INSTRUCTION: Begin with the line containing "Generate a web page that draws this with D3.js." and end with the line containing "const width = 1371, height = 620". Give those lines again exactly, leaving out the images.

EXCERPTED RECORDS:
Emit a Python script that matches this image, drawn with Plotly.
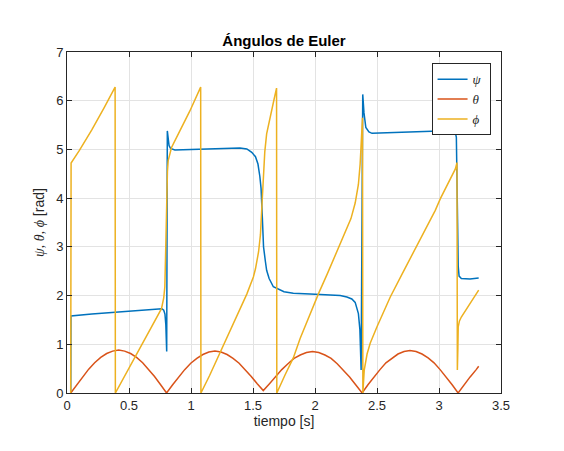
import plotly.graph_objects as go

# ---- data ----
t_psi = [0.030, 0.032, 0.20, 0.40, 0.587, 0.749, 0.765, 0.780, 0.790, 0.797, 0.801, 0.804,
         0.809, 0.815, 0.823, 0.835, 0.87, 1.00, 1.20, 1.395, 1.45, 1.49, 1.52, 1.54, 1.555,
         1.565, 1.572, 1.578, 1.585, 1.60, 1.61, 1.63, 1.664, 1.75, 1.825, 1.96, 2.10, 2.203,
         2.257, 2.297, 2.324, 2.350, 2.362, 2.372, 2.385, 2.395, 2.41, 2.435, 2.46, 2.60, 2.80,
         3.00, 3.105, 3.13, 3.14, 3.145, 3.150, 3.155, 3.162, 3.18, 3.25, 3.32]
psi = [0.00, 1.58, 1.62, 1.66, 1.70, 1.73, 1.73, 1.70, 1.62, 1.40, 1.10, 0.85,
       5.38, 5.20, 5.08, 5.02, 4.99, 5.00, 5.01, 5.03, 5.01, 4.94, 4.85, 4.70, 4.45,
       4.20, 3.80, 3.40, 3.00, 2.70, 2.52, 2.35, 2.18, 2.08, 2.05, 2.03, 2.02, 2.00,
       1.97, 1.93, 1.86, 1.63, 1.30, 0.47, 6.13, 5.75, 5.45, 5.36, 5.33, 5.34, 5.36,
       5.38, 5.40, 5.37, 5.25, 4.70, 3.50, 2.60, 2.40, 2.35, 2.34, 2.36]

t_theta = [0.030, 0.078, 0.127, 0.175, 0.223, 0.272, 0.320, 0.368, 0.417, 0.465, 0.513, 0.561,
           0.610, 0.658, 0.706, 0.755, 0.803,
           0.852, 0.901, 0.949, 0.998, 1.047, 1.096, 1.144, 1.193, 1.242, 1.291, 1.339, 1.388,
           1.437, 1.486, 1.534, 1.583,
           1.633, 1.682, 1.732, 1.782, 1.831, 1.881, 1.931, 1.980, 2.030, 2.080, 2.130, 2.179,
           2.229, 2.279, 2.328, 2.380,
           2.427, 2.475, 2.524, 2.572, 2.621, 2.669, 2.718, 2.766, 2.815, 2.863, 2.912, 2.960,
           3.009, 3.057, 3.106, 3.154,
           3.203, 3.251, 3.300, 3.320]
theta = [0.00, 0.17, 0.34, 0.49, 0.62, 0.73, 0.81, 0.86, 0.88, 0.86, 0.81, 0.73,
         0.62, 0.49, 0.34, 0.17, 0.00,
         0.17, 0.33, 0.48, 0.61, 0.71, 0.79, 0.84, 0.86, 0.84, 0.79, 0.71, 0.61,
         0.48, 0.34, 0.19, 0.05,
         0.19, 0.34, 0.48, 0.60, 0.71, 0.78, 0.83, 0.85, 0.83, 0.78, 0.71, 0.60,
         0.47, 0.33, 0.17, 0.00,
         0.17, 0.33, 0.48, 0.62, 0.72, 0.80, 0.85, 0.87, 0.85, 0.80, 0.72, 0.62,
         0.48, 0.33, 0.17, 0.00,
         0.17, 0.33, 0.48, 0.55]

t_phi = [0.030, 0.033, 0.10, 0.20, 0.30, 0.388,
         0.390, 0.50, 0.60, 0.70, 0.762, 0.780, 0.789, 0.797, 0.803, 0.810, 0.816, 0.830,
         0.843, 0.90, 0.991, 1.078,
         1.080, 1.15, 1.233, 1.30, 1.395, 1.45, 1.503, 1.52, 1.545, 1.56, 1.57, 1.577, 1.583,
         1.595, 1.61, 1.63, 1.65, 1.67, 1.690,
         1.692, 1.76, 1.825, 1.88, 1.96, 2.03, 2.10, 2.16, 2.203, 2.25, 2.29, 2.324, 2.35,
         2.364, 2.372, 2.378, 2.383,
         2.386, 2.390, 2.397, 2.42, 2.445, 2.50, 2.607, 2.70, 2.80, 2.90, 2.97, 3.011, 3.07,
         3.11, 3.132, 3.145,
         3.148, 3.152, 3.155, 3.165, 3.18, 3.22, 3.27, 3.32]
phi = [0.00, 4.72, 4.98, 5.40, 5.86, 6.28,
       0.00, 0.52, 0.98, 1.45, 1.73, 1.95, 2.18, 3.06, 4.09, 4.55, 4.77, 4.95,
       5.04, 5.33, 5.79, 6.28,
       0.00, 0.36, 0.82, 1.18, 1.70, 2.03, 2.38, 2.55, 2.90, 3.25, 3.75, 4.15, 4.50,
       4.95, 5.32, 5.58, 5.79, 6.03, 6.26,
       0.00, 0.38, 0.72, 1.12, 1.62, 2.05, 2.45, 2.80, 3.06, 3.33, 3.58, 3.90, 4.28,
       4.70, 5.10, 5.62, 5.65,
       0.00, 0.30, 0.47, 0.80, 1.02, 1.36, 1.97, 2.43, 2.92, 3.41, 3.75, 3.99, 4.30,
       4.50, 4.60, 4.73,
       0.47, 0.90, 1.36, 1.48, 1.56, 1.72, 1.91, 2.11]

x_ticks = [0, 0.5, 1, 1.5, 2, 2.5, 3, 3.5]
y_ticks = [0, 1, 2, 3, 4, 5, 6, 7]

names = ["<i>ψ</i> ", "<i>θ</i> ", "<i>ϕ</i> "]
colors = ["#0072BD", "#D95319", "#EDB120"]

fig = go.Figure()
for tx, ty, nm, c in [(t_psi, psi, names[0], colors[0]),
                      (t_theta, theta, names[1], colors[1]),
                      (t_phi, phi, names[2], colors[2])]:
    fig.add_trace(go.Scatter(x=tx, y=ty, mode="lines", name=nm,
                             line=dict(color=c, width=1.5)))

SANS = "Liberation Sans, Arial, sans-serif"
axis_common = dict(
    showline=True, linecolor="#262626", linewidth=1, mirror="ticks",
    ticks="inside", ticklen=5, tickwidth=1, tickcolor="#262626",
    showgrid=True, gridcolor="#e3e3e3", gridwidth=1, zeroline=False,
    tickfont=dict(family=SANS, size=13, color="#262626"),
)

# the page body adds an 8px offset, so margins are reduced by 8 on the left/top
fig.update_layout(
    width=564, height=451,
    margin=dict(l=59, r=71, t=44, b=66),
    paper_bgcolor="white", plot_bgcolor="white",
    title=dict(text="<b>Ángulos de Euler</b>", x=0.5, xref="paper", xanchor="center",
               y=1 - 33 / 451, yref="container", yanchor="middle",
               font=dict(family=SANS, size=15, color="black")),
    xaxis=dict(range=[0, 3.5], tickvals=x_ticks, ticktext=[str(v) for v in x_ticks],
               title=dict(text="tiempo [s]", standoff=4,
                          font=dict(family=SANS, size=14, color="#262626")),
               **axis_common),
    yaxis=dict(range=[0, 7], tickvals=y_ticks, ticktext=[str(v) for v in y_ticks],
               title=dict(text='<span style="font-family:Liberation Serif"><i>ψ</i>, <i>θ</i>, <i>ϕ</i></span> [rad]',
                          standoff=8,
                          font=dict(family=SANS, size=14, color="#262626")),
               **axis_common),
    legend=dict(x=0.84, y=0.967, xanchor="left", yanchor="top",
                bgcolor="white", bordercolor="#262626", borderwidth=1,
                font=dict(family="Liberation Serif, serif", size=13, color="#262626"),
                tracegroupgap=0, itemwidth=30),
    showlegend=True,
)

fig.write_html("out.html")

--

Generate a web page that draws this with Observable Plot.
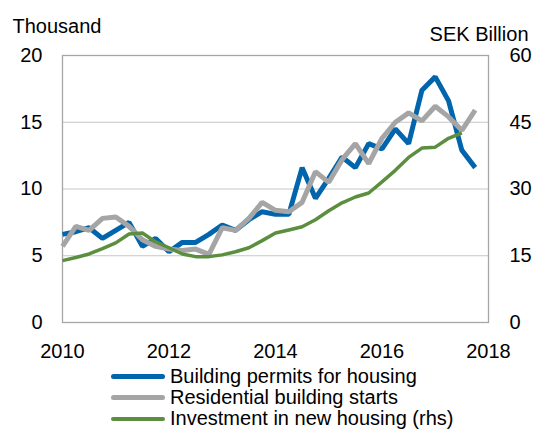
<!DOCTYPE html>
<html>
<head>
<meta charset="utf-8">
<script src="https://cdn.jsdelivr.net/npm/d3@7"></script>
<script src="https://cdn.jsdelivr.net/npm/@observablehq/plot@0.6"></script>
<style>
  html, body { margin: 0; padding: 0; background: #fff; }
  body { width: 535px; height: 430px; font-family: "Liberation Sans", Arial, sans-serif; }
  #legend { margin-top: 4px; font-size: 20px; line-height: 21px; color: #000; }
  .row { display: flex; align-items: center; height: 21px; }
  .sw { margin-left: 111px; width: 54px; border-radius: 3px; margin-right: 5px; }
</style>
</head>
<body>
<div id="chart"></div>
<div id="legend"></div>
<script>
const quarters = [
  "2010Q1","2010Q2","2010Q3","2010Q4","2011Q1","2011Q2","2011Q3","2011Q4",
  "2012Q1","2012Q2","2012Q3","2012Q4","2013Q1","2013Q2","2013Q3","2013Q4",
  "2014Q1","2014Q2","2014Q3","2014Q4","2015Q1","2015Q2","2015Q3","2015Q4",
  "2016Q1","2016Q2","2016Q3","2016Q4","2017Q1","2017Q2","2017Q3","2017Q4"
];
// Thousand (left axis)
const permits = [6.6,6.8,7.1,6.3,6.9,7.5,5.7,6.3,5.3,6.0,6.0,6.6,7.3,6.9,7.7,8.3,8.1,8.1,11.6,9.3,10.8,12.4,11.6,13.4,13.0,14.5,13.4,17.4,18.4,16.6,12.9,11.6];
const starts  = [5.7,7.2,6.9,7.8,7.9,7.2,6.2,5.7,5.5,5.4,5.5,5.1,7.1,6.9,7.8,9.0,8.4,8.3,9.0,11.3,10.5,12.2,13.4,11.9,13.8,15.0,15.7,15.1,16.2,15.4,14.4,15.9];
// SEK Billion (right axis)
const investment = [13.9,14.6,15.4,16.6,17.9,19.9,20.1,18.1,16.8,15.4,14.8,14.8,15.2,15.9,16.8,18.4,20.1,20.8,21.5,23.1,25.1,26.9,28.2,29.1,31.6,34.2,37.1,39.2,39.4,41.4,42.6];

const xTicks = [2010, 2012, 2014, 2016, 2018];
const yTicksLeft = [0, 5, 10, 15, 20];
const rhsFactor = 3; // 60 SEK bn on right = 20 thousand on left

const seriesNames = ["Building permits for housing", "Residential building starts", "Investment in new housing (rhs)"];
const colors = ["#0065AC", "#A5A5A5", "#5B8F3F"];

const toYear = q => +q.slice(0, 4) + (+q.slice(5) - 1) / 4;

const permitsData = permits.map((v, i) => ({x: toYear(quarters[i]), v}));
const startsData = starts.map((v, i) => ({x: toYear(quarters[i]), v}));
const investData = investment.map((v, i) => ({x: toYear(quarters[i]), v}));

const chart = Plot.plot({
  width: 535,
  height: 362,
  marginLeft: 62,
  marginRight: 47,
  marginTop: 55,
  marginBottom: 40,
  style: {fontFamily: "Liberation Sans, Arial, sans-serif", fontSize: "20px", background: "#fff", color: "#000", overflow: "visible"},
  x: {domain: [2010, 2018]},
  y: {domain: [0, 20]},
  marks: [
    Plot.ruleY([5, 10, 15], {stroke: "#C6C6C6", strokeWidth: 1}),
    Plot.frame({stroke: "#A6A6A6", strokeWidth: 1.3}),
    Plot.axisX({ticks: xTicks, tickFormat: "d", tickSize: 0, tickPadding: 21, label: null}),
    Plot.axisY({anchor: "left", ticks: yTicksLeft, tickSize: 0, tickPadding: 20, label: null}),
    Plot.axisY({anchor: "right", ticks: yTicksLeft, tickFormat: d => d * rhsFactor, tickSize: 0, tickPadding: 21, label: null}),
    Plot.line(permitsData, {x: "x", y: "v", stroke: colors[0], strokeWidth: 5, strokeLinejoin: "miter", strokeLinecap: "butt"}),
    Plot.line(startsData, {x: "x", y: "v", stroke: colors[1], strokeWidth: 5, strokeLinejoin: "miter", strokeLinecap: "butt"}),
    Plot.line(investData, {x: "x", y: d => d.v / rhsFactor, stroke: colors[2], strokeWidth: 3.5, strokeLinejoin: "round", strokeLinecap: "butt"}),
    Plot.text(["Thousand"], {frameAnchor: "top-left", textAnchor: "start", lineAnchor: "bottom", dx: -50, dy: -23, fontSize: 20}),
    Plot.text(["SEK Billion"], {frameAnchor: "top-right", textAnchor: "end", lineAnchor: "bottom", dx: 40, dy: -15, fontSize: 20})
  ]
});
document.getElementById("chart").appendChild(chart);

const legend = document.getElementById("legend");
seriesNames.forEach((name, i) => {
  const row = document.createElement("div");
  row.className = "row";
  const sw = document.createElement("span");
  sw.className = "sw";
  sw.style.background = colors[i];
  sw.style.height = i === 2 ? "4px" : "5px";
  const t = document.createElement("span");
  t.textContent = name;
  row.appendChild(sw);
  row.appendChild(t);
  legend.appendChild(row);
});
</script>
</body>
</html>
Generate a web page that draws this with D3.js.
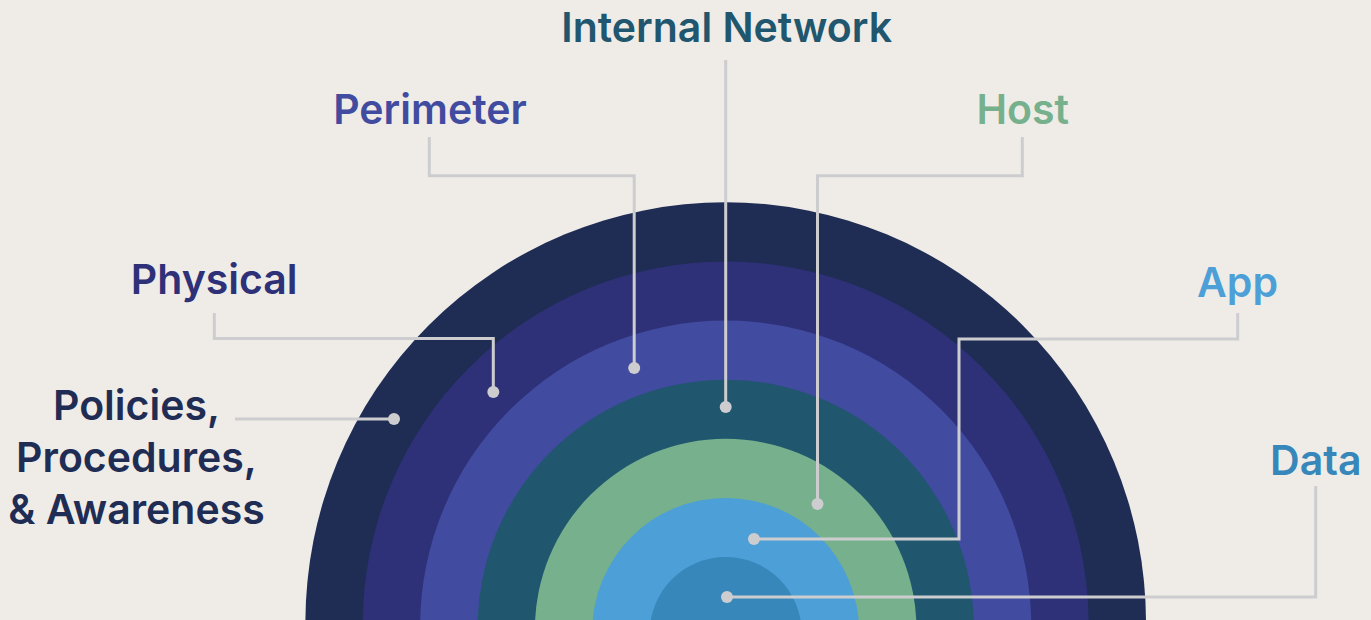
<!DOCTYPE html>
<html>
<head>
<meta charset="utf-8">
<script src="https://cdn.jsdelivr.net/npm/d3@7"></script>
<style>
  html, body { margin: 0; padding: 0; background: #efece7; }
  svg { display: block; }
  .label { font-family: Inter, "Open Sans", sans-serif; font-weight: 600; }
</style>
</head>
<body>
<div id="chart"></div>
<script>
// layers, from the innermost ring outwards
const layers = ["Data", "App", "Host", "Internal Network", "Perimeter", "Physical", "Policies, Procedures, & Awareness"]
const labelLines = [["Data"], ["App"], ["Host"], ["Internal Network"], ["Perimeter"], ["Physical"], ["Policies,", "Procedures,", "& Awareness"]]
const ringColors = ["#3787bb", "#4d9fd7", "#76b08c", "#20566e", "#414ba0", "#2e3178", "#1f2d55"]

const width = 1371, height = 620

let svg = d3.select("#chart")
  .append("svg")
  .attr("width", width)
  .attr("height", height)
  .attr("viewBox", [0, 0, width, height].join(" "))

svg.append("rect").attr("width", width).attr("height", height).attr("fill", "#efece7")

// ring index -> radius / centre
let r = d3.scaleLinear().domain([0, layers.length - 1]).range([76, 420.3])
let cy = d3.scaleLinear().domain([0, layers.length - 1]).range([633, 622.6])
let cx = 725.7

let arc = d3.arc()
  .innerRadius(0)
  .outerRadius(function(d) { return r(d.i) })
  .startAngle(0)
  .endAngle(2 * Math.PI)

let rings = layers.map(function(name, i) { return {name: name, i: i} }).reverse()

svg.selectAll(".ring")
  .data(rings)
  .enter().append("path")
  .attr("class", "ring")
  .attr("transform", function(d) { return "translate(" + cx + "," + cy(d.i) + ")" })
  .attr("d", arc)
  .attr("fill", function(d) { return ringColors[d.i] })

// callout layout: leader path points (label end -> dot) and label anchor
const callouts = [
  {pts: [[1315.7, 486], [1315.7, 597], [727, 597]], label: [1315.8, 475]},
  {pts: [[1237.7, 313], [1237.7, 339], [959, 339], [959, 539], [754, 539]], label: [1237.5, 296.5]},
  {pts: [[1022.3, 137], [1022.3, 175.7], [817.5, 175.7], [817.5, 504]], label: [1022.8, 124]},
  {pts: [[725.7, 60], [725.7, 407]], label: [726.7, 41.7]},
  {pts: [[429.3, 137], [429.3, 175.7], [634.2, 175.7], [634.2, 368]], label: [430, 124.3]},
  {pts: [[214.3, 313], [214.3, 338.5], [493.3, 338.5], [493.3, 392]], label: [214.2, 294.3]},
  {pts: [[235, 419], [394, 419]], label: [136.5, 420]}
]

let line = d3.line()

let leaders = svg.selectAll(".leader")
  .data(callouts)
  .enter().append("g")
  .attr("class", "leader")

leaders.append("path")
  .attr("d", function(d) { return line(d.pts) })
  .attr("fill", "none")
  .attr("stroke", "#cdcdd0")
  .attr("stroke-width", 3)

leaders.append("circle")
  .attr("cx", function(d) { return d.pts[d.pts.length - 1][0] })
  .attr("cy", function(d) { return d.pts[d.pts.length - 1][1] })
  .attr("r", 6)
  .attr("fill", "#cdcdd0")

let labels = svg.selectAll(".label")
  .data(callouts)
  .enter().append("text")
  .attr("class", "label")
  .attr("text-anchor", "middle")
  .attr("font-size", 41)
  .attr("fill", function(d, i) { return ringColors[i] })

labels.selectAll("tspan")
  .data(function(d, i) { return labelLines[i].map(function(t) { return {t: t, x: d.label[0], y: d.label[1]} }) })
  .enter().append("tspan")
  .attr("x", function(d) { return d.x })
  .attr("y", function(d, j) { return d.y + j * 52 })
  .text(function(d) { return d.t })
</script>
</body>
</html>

TASK RESPONSE:
Generate a web page that draws this with D3.js.
<!DOCTYPE html>
<html>
<head>
<meta charset="utf-8">
<script src="https://cdn.jsdelivr.net/npm/d3@7"></script>
<style>
  html, body { margin: 0; padding: 0; background: #efece7; }
  svg { display: block; }
  .label { font-family: Inter, "Open Sans", sans-serif; font-weight: 600; }
</style>
</head>
<body>
<div id="chart"></div>
<script>
// layers, from the innermost ring outwards
const layers = ["Data", "App", "Host", "Internal Network", "Perimeter", "Physical", "Policies, Procedures, & Awareness"]
const labelLines = [["Data"], ["App"], ["Host"], ["Internal Network"], ["Perimeter"], ["Physical"], ["Policies,", "Procedures,", "& Awareness"]]
const ringColors = ["#3787bb", "#4d9fd7", "#76b08c", "#20566e", "#414ba0", "#2e3178", "#1f2d55"]

const width = 1371, height = 620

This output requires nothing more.